El paseo de Coches del parque del Retiro parece remozado. A diferencia de otras ediciones, esta Feria del Libro de Madrid luce más grande, más ordenada, incluso más concurrida. No sé exactamente las razones, acaso porque hay una mejor programación, porque algunas casetas son nuevas o simplemente porque Eva Orué y su equipo lo hacen muy bien. Sea como sea, y aunque una nube oscura cubra el cielo anunciando tormenta, dan ganas de pasear de un lado a otro. Es viernes por la tarde y se nota. La gente va y viene, pregunta por este o aquel ensayo. Esta tarde me toca en la Librería Reno, la caseta 343, ubicada en un lugar perfecto: todo el que quiera ir al pabellón de actos debe pasar por ahí.
Una jornada de firmas suele durar dos horas pero, a menos que seas un autor muy popular, no se firma todo el rato. A veces surgen baches sin que nadie se acerque a por tu libro. He de decir que ese es uno de los mejores momentos de la feria, cuando puedes hacerte pasar por librero. Yo, por supuesto, no puedo contenerme. A la media hora de comenzar a firmar aparece una de esas pausas. En ese tiempo una mujer se acercó. Quiere varios libros, pero no sabe cuáles. Algo ligero, no muy complicado. Es para su marido. No le gusta leer, dice. Tras conocer cosas básicas como el oficio y la edad del aludido, me arranco a dar ideas.
“Si se dedica a la música, seguro le gustará…” empecé yo toda envalentonada. Recomendé desde El estornino de Mozart, que acaba de publicar Capitán Swing, hasta las Cartas de amor de músicos, editadas por Turner hace ya un tiempo. No noté demasiado entusiasmo en la mirada de la clienta. “Ah, que es músico de rock”. Si hubiésemos comenzado por ahí nos hubiésemos ahorrado tiempo. Diez minutos de esmerada prescripción acabaron con la misma mirada aburrida con la que comenzó el encuentro. No se llevó ningún libro para el marido ni para ella.

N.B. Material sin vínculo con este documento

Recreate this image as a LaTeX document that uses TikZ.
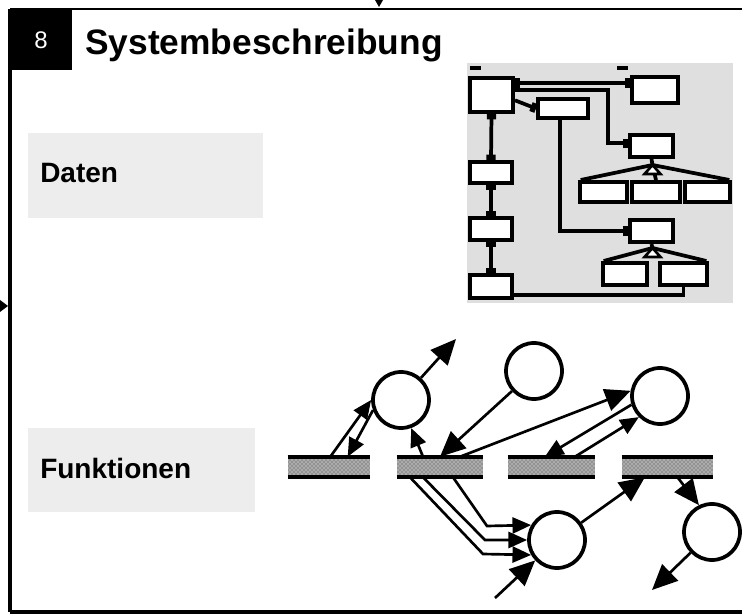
\documentclass[tikz,border=0pt]{standalone}
\usepackage{fontspec}
\setmainfont{Liberation Sans}
\usetikzlibrary{arrows.meta,patterns,calc}
\tikzset{sq/.tip={Square[length=4pt,width=7pt]}}
\begin{document}
\begin{tikzpicture}[x=0.75pt,y=-0.75pt,
  erbox/.style={draw,line width=3pt,fill=white,inner sep=0pt,rectangle},
  erline/.style={line width=2.8pt},
  proc/.style={circle,draw,line width=2.8pt,fill=white,minimum size=42pt,inner sep=0pt},
  store/.style={rectangle,inner sep=0pt,minimum height=15pt,fill=gray!85,postaction={pattern=crosshatch dots,pattern color=white}},
  flow/.style={line width=2pt,-{Triangle[length=19pt,width=17pt]}},
  sflow/.style={line width=2pt,-{Triangle[length=14pt,width=12pt]}},
  lbl/.style={font=\bfseries\fontsize{21pt}{24pt}\selectfont,anchor=base west,inner sep=0pt},
]
\useasboundingbox (0,0) rectangle (742,616);
% frame
\draw[line width=2.2pt] (10,9) -- (742,9);
\draw[line width=2.4pt] (10,9) -- (10,612);
\draw[line width=2.4pt] (10,612) -- (742,612);
\fill (0,300) -- (8,306) -- (0,312) -- cycle;
\fill (375,0) -- (383,0) -- (379,7) -- cycle;
\fill (10,8) rectangle (72,70);
\node[text=white,font=\fontsize{18pt}{20pt}\selectfont,inner sep=0pt] (num) at (41,40) {8};
\node[font=\bfseries\fontsize{26.5pt}{30pt}\selectfont,anchor=base west,inner sep=0pt] (title) at (85,55) {Systembeschreibung};
% label areas
\fill[gray!14] (28,133) rectangle (263,218);
\fill[gray!14] (28,428) rectangle (255,512);
\node[lbl] (daten) at (40,183) {Daten};
\node[lbl] (funk) at (40,478) {Funktionen};
% ER diagram
\fill[gray!25] (467,63) rectangle (733,303);
\draw[line width=2.4pt] (470,68) -- (481,68);
\draw[line width=2.4pt] (617,68) -- (628,68);
\node[erbox,minimum width=32.25pt,minimum height=25.5pt] (A) at (491.5,95) {};
\node[erbox,minimum width=34.5pt,minimum height=19.5pt] (B) at (655,90) {};
\node[erbox,minimum width=37.5pt,minimum height=14.25pt] (C) at (563,108.5) {};
\node[erbox,minimum width=32.25pt,minimum height=16.5pt] (D) at (651.5,146) {};
\node[erbox,minimum width=35.25pt,minimum height=15pt] (E1) at (603.5,192) {};
\node[erbox,minimum width=36pt,minimum height=15pt] (E2) at (656,192) {};
\node[erbox,minimum width=33.75pt,minimum height=15pt] (E3) at (707.5,192) {};
\node[erbox,minimum width=32.25pt,minimum height=16.5pt] (F) at (651.5,231) {};
\node[erbox,minimum width=33pt,minimum height=16.5pt] (G1) at (625,274) {};
\node[erbox,minimum width=35.25pt,minimum height=16.5pt] (G2) at (683.5,274) {};
\node[erbox,minimum width=31.5pt,minimum height=15.75pt] (L1) at (491,172.5) {};
\node[erbox,minimum width=31.5pt,minimum height=16.5pt] (L2) at (491,229) {};
\node[erbox,minimum width=31.5pt,minimum height=17.25pt] (L3) at (491,286.5) {};
\begin{scope}[erline]
\draw[sq-sq] ([yshift=5.25pt]B.west -| A.east) -- ([yshift=5.25pt]B.west);
\coordinate (k1) at (608,90);
\draw[-sq] (A.east |- k1) -- (k1) |- ([yshift=2pt]D.west);
\draw[-sq] ([yshift=-4pt]A.east) -- (C.west);
\draw[-sq] ([xshift=-2pt]C.south) |- (F.west);
\draw[sq-sq] (A.south) -- (L1.north);
\draw[sq-sq] (L1.south) -- (L2.north);
\draw[sq-sq] (L2.south) -- (L3.north);
\draw (L3.east |- 0,295) -| (G2.south);
\coordinate (tD) at ($(D.south)+(1,6)$);
\draw (D.south) -- (tD);
\draw ([xshift=2pt]E1.north west) -- (tD) -- ([xshift=-2pt]E3.north east);
\draw (tD) -- (E2.north);
\draw[fill=white,line width=2pt] (tD) -- ++(-8,9) -- ++(16,0) -- cycle;
\coordinate (tF) at ($(F.south)+(1,4)$);
\draw (F.south) -- (tF);
\draw ([xshift=2pt]G1.north west) -- (tF) -- ([xshift=-2pt]G2.north east);
\draw[fill=white,line width=2pt] (tF) -- ++(-8,9) -- ++(16,0) -- cycle;
\end{scope}
% data flow diagram
\node[store,minimum width=61.5pt] (S1) at (329,467) {};
\node[store,minimum width=64.5pt] (S2) at (440,467) {};
\node[store,minimum width=65.25pt] (S3) at (551.5,467) {};
\node[store,minimum width=68.25pt] (S4) at (667.5,467) {};
\foreach \s in {S1,S2,S3,S4}{
  \draw[line width=2.8pt] (\s.north west) -- (\s.north east);
  \draw[line width=2.8pt] (\s.south west) -- (\s.south east);
}
\node[proc] (P1) at (401,400) {};
\node[proc] (P2) at (534,371) {};
\node[proc] (P3) at (660,396) {};
\node[proc] (P4) at (557,540) {};
\node[proc] (P5) at (712,532) {};
\coordinate (x1) at (456,339);
\coordinate (x2) at (495,598);
\coordinate (x3) at (652,590);
\draw[flow] (P1) -- (x1);
\draw[sflow] ([xshift=1pt]S1.north) -- (P1.west);
\draw[sflow] (P1.200) -- ([xshift=14pt]S1.north);
\draw[sflow] ([xshift=-12.75pt]S2.north) -- (P1.290);
\draw[flow] (P2) -- (S2.north);
\draw[flow] ([xshift=15pt]S2.north) -- (P3.170);
\draw[sflow] (P3.197) -- ([xshift=-5pt]S3.north);
\draw[sflow] ([xshift=17.6pt]S3.north) -- (P3.225);
\coordinate (b1) at (487,526);
\coordinate (b2) at (485,540);
\coordinate (b3) at (483,554);
\draw[sflow] ([xshift=9.75pt]S2.south) -- (b1) -- (P4.150);
\draw[sflow] ([xshift=-12.75pt]S2.south) -- (b2) -- (P4.180);
\draw[sflow] ([xshift=-22.5pt]S2.south) -- (b3) -- (P4.210);
\draw[flow] (x2) -- (P4);
\draw[flow] (P4) -- ([xshift=-17pt]S4.south);
\draw[flow] ([xshift=7.5pt]S4.south) -- (P5.116);
\draw[flow] (P5) -- (x3);
\end{tikzpicture}
\end{document}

La cosa se vino arriba con una pareja de jovencísimos lectores. Él llevaba un Juan Belmonte de Chaves Nogales y le recomendaba a ella, firmemente, la serie de Celia publicada por Renacimiento. Querían leerlo todo y saberlo todo. Así daba gusto agacharse o treparse a la balda, según conviniese, para buscar ejemplares. Lo tienen difícil los libreros en esas casetas para apañarse con la colocación de los libros. El espacio. En cuatro metros de frente con dos y medio de fondo es mucho lo que cabe, si sabes ordenarlo. El libro es un asunto extraordinario, pero no está exento de esfuerzo, muchísimo esfuerzo: ser paciente y educado, aguantar el tipo cuando un locuaz visitante —que ya ha leído lo que tiene entre manos— abre y cierra un ejemplar para hacerse el interesante y docto con quien lo acompaña. Aquel que insiste en decir, erre que erre, que no esa editorial sino la otra. Y así hasta el infinito.
Cuando vuelve la ráfaga de firmas me permito recomendarle libros ajenos a mis propios lectores. Este viernes un hombre se marchado encantado con El retrato de casada, de Maggie O’Farrell, para su esposa, y Lola, una elegantísima dama de unos 75 años quizá, se ha llevado, además de La isla del doctor Schubert, la trilogía Miradnos bailar, de Leila Slimani publicada por Cabaret Voltaire. También he de decir que Lola iba bien pertrechada con varias novelas de Annie Ernaux y varias bolsas de otras casetas. Marisa Somoza, la librera de Reno, y yo bromeamos. A este paso puedo ir a comisión. Si así, vendiendo libros propios y ajenos, puedo devolver el inmenso gusto que supone recomendar libros, yo me doy por satisfecha. Quiero ya que sea siete de junio para volver a ser librera por una tarde.